Tullow Oil recorded a 34 percent drop in revenue in the last six months ending June 2016.
The oil and gas exploration and production group says its net debt at the end of June stood at $4.7bn. Tullow Oil chief executive Aidan Heavy says in a statement that revenue fell to $541 million during the period from $820 million in the first half of 2015.
The reduction in revenue has partly been attributed to lower commodity prices and reduced production in its Jubilee oil fields in Ghana. Tullow has suffered amid low oil prices, and is scrambling to shore up its balance sheet. The explorer recently announced a $300m bond auction.
However Aidan says Tullow is still well placed to move forward with a restructured and more efficient business than can deliver growth from its portfolio of high quality, low cost producing, and development and exploration assets.
In April 2016, Uganda President Museveni and his Kenyan counterpart Uhuru Kenyatta agreed to pursue separate crude oil export pipelines for the development of Kenya's South Lokichar oil fields and Uganda's Lake Albert oil fields.

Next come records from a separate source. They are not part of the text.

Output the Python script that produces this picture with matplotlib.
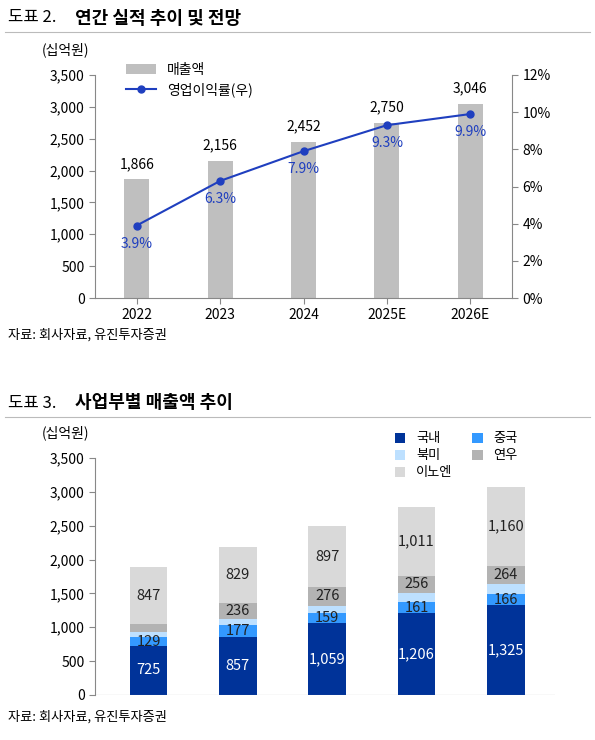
import matplotlib.pyplot as plt
import numpy as np

plt.rcParams['font.family'] = ['Noto Sans CJK KR', 'DejaVu Sans']

years = ['2022', '2023', '2024', '2025E', '2026E']
sales = [1866, 2156, 2452, 2750, 3046]
op_margin = [3.9, 6.3, 7.9, 9.3, 9.9]

domestic = [725, 857, 1059, 1206, 1325]
china = [129, 177, 159, 161, 166]
namerica = [80, 85, 100, 140, 155]
yeonwoo = [110, 236, 276, 256, 264]
inno = [847, 829, 897, 1011, 1160]

fig = plt.figure(figsize=(5.95, 7.4), dpi=100)
W, H = 595, 740


def box(l, t, r, b):
    return [l / W, 1 - b / H, (r - l) / W, (b - t) / H]


def header(y, num, title):
    fig.text(8 / W, 1 - y / H, num, fontsize=12, va='center')
    fig.text(75 / W, 1 - y / H, title, fontsize=13, fontweight='bold', va='center')
    fig.add_artist(plt.Line2D([5 / W, 590 / W], [1 - (y + 14) / H] * 2, color='#bbbbbb', lw=0.8))


def style(ax):
    for s in ['top', 'right']:
        ax.spines[s].set_visible(False)
    ax.spines['left'].set_color('#888888')
    ax.spines['bottom'].set_color('#888888')
    ax.tick_params(labelsize=10, color='#888888', length=4)


header(18, '도표 2.', '연간 실적 추이 및 전망')
x = np.arange(len(years))
ax = fig.add_axes(box(95, 75, 512, 298))
ax.bar(x, sales, width=0.3, color='#bfbfbf', label='매출액')
ax.set_ylim(0, 3500)
ax.set_yticks(range(0, 3501, 500))
ax.set_yticklabels([f'{v:,}' for v in range(0, 3501, 500)])
ax.set_xticks(x)
ax.set_xticklabels(years)
ax.set_xlim(-0.5, 4.5)
style(ax)
for i, v in enumerate(sales):
    ax.text(i, v + 130, f'{v:,}', ha='center', va='bottom', fontsize=10)
ax2 = ax.twinx()
ax2.plot(x, op_margin, color='#1f3fbf', marker='o', ms=5, lw=1.5, label='영업이익률(우)')
ax2.set_ylim(0, 12)
ax2.set_yticks(range(0, 13, 2))
ax2.set_yticklabels([f'{v}%' for v in range(0, 13, 2)])
for s in ['top', 'left', 'bottom']:
    ax2.spines[s].set_visible(False)
ax2.spines['right'].set_color('#888888')
ax2.tick_params(labelsize=10, color='#888888', length=4)
for i, v in enumerate(op_margin):
    ax2.text(i, v - 0.6, f'{v}%', ha='center', va='top', fontsize=10, color='#1f3fbf')
fig.text(42 / W, 1 - 50 / H, '(십억원)', fontsize=10, va='center')
h1, l1 = ax.get_legend_handles_labels()
h2, l2 = ax2.get_legend_handles_labels()
ax.legend(h1 + h2, l1 + l2, loc='upper left', bbox_to_anchor=(0.06, 1.08), frameon=False,
          fontsize=10, handlelength=2.2, labelspacing=0.4, borderaxespad=0)
fig.text(8 / W, 1 - 335 / H, '자료: 회사자료, 유진투자증권', fontsize=9.5, va='center')

header(403, '도표 3.', '사업부별 매출액 추이')
bx = fig.add_axes(box(95, 458, 555, 695))
colors = ['#003399', '#3399ff', '#bde0ff', '#b3b3b3', '#d9d9d9']
names = ['국내', '중국', '북미', '연우', '이노엔']
series = [domestic, china, namerica, yeonwoo, inno]
bottom = np.zeros(len(years))
bars = []
for vals, c, n in zip(series, colors, names):
    b = bx.bar(x, vals, bottom=bottom, width=0.42, color=c, label=n)
    bars.append(b)
    bottom += np.array(vals)
bottom = np.zeros(len(years))
for k, vals in enumerate(series):
    for i, v in enumerate(vals):
        show = k in (0, 1, 4) or (k == 3 and i > 0)
        if show:
            col = 'white' if k == 0 else '#222222'
            bx.text(i, bottom[i] + v / 2, f'{v:,}', ha='center', va='center', fontsize=10.5, color=col)
    bottom += np.array(vals)
bx.set_ylim(0, 3500)
bx.set_yticks(range(0, 3501, 500))
bx.set_yticklabels([f'{v:,}' for v in range(0, 3501, 500)])
bx.set_xticks([])
bx.set_xlim(-0.6, 4.55)
style(bx)
bx.spines['bottom'].set_visible(False)
bx.axhline(0, color='#888888', lw=0.8)
fig.text(42 / W, 1 - 433 / H, '(십억원)', fontsize=10, va='center')
order = [0, 2, 4, 1, 3]
bx.legend([bars[i] for i in order], [names[i] for i in order], ncol=2, loc='upper right',
          bbox_to_anchor=(0.93, 1.13), frameon=False, fontsize=9.5,
          handlelength=0.8, handleheight=0.8, columnspacing=1.5, labelspacing=0.3, borderaxespad=0)
fig.text(8 / W, 1 - 717 / H, '자료: 회사자료, 유진투자증권', fontsize=9.5, va='center')

fig.savefig('out.png')
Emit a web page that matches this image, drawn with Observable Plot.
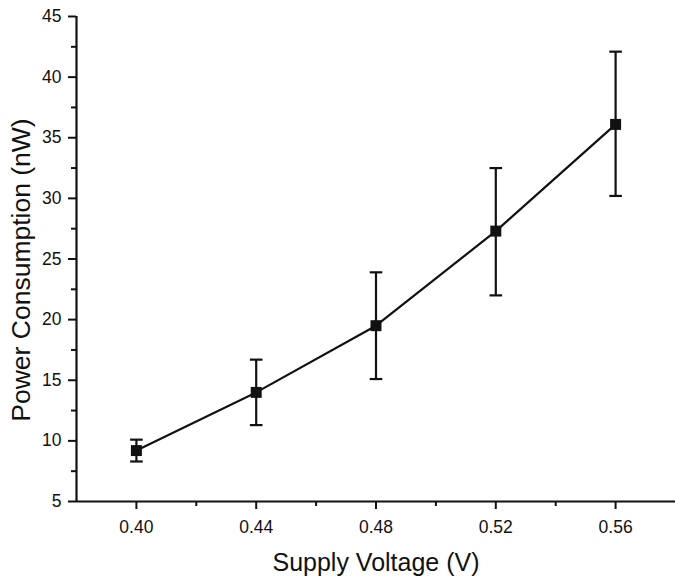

The Uganda pipeline route is expected to go through Tanzania from Hoima to the Tanzanian port of Tanga. Total and the Government of Uganda are leading the pipeline development.
In Kenya, Tullow and its upstream partners Africa Oil and Maersk Oil, along with the Government of Kenya, are currently negotiating a joint development agreement to implement the Kenya crude oil pipeline, which will run from South Lokichar to the port of Lamu.
It is anticipated that for both the Kenya and Uganda pipelines, technical, environmental and social studies and tenders required will commence in the second half of 2016.